Giant monsters versus giant robots. As far as blockbuster movie premises go, Pacific Rim is unashamedly uncomplicated. Yet a lack of complexity hardly matters as director Guillermo del Toro blows the likes of Battleship and Transformers out of the water with action sequences that are breathtaking in scope and ferocious in intensity.
Audiences are given an appealing and credible hero to root for in the battle for human survival, in the form of Charlie Hunnam's demoralized soldier Raleigh. Spurned by the army after an act of bravery that defied orders and led to personal tragedy, Raleigh is plucked from a construction site by Idris Elba's resistance leader Stacker to spearhead mankind's last stand against the gigantic monsters that are emerging from a rift in the Pacific Ocean and wreaking havoc on the globe.
Only a few of the giant robots used to combat the alien creatures remain, but these rely on the mental and physical skills of dual pilots located in a control pod within the head of the machine. But can Raleigh sync up with his emotionally timid love interest Mako (Rinko Kikuchi) to save the day?
Pacific Rim breaks free from the shackles of reported production issues and a colossal budget through the sheer enjoyment of witnessing the simple battle between good and evil unfold in such a glorious and immersive visual style, laden with beautiful imagery. The seaborne foes and their mechanical counterparts are rendered magnificently, with del Toro's lens placing the viewer at the heart of the action to make you feel the weight of every blow.
This time is wisely spent trying to build the characters and establish their relationships to ensure an effective pay-off, but the dialogue is often dull and dour, lacking that certain spark that writers like Joss Whedon and Shane Black can impart to the action movie genre.
The movie would certainly have benefitted from introducing the mesmerising Ron Perlman's underused character Hannibal Chau, an imposing black market trader of monster remnants, into the story a lot earlier.
Nor do the set pieces grow in strength as the movie progresses, which contributes to this sense of imbalance and unevenness.

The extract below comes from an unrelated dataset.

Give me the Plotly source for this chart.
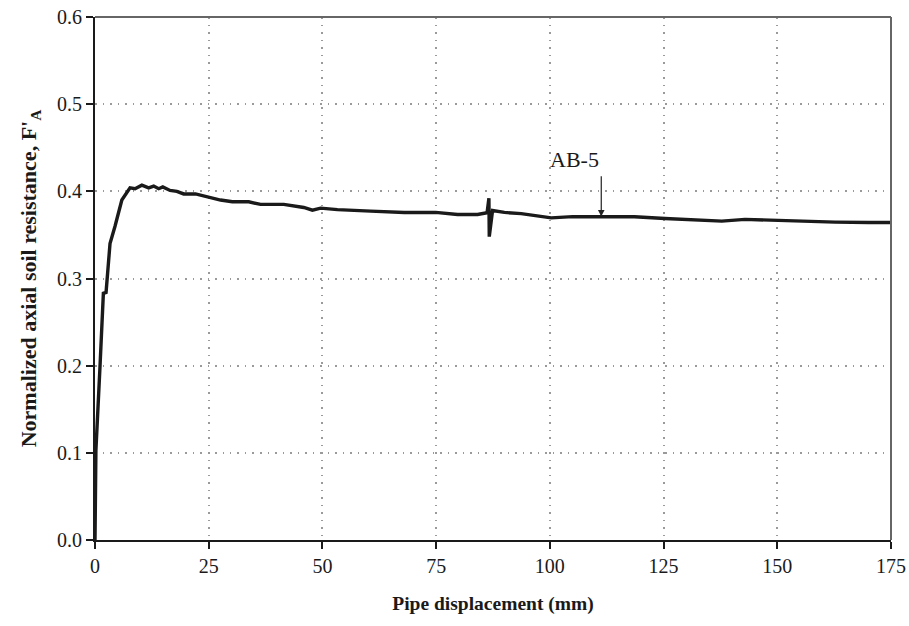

For the soggy and predictable climax pales in comparison to the previous cityscape-ruining sequence, which was staggeringly effective in making one's jaw drop to unfathomable depths. There are also strong echoes of Independence Day in Pacific Rim's final act.
The emotional sensibilities of del Toro fortunately rear their head on occasion. One particular segment featuring Mako as a young girl, in the midst of a monster attack, evokes the same sense of awe and dread experienced through young eyes that made Pan's Labyrinth such a spellbinding treat.

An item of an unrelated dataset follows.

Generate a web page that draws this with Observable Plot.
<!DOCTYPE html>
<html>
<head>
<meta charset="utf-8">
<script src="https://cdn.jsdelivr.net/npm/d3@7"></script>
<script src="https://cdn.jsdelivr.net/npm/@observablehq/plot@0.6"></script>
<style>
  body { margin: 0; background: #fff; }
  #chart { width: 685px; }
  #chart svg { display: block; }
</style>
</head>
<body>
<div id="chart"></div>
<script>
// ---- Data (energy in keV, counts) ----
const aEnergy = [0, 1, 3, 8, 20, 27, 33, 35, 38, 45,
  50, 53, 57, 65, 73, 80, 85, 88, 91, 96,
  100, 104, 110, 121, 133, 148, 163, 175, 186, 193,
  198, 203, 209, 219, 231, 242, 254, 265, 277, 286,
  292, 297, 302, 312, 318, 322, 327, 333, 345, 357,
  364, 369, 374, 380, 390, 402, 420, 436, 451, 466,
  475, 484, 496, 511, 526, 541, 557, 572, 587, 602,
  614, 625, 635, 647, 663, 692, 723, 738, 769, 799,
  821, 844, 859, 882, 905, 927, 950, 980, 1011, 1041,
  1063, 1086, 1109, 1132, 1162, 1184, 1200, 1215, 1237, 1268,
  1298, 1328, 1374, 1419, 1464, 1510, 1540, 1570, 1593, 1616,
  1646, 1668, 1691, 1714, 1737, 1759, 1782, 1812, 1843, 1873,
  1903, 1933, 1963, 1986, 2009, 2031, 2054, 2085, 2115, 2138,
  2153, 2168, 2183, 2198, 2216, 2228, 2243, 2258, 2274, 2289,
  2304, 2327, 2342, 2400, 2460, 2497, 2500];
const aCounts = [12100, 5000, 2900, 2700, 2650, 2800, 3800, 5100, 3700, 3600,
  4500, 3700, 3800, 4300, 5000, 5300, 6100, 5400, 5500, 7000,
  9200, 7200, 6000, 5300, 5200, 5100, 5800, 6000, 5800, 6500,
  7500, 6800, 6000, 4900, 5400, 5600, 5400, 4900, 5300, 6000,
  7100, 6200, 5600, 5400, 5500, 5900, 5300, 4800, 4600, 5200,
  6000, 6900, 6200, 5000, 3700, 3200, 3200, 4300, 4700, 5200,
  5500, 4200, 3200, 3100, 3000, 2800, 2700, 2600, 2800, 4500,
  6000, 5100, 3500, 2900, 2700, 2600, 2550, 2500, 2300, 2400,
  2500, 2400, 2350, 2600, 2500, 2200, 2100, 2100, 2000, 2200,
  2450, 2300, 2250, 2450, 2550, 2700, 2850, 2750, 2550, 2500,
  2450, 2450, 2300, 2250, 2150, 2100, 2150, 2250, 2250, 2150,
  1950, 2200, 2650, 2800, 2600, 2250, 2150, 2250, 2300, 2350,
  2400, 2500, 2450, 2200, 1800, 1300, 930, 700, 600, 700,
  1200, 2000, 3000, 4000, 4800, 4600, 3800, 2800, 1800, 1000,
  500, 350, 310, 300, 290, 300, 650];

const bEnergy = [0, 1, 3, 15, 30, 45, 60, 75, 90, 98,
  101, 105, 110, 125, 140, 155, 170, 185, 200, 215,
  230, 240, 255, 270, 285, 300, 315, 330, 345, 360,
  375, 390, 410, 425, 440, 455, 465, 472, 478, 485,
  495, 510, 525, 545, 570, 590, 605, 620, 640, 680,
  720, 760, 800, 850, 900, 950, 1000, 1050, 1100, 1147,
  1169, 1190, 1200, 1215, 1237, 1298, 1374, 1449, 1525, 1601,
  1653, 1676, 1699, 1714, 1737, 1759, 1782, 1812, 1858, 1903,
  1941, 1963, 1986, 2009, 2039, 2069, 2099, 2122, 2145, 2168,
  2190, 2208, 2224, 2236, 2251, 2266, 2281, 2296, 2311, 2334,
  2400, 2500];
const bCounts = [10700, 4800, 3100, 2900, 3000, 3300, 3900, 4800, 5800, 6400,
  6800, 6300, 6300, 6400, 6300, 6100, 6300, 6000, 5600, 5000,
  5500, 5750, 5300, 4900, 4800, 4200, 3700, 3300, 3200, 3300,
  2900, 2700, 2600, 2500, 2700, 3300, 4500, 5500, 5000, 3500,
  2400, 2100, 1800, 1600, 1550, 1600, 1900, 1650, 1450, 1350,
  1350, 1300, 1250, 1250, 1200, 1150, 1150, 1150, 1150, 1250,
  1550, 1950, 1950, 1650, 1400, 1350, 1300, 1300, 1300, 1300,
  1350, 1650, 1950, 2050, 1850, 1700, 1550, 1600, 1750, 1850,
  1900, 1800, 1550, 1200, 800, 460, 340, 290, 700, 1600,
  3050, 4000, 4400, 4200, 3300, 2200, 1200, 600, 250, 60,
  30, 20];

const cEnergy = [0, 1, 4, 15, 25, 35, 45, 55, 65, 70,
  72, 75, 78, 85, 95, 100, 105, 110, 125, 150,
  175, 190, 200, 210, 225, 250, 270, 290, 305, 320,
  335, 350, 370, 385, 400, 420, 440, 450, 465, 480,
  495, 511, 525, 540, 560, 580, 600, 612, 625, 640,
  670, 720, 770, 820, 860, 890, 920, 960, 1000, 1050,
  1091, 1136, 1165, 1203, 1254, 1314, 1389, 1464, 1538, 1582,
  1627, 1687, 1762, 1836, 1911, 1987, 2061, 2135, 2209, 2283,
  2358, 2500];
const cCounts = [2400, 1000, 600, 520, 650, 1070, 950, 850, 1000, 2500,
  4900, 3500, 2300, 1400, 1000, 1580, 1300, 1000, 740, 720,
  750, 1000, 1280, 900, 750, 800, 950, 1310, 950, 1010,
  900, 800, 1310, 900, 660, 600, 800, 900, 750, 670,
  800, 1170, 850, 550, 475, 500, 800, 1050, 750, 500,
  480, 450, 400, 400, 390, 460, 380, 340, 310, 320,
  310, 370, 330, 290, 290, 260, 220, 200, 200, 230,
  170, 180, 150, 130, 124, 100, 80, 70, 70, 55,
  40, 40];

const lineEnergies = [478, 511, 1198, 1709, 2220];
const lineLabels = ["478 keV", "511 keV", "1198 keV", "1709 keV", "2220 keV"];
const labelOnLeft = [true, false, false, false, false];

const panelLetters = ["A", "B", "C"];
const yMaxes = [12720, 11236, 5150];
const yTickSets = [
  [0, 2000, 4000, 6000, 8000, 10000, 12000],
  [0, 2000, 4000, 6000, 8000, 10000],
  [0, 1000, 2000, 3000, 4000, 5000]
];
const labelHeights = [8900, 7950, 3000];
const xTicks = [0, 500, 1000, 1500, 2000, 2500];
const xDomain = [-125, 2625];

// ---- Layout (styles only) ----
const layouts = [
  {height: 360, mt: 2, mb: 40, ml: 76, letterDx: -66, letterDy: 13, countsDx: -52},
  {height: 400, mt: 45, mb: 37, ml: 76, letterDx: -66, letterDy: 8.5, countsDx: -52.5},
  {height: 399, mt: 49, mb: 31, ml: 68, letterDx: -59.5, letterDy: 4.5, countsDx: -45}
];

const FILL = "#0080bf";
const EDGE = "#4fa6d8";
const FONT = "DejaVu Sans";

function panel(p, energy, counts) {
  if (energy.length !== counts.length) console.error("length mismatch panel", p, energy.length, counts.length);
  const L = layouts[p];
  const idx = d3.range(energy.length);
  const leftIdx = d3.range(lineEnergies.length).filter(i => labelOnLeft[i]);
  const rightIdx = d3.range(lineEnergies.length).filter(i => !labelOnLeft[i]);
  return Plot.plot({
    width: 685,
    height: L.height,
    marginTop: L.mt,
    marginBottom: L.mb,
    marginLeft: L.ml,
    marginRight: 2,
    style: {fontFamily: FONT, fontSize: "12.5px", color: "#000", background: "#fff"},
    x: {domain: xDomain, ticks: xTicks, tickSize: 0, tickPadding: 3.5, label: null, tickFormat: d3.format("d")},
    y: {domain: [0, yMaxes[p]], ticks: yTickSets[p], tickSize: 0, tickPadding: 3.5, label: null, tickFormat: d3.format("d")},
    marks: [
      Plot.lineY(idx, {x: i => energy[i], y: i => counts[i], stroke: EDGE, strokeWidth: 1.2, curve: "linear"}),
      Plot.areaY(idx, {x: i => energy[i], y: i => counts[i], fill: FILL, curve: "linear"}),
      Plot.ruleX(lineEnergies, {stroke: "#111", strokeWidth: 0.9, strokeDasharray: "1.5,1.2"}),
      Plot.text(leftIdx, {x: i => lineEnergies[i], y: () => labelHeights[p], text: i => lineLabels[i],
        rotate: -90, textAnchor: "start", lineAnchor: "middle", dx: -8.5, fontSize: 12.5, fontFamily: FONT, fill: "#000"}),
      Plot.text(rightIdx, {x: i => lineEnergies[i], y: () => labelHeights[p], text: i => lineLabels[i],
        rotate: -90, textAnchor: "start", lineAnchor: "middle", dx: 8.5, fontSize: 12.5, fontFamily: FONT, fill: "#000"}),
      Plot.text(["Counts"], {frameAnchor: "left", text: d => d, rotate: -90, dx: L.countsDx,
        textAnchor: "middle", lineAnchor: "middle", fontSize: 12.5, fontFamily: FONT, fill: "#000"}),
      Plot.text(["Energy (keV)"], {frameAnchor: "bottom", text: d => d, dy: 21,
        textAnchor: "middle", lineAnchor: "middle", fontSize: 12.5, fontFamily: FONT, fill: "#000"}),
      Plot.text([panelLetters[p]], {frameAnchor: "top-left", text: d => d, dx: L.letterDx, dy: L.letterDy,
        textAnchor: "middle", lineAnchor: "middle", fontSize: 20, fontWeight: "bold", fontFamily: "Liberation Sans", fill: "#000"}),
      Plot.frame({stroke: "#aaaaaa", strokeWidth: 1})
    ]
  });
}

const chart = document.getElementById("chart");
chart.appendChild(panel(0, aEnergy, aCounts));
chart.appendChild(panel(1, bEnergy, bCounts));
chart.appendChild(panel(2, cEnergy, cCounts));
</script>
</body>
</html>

Canny casting bolsters the movie too, with Elba imbuing Stacker with emotional depth and a mandatory but masterful rousing speech, while Charlie Hunnam is a clever choice to play the lead. He gives Raleigh an understated sense of dignity and humanity that compels you to want him to save the world and get the girl by the time the end credits roll. On that note, don't leave the cinema as soon as they do unless you want to deprive yourself of a nice surprise!
Charlie Day and Burn Gorman inject a good degree of humour into the film as two sparring scientists, who channel the nerdy mania of Ghostbusters-era Rick Moranis and the 'r'-rolling aloofness of classic Kenneth Williams characters respectively. Gorman's dash for the toilet bowl after encountering a monster is certainly the best lavatorial scene in modern cinema since Ewan McGregor's encounter with the U-Bend in Trainspotting.
Unlike the plethora of recent reboots emerging from Hollywood, akin to the monsters being spewed out of the Pacific Rim, del Toro's effort is based on an original idea written for the big screen. No comic book, range of action figures or board game has been plundered. That fact - combined with an appealing cast and array of visceral thrills - compensates for the significant structural issues and ensures that this behemoth of a blockbuster provides enough entertainment and fun to stay afloat and merit your attention.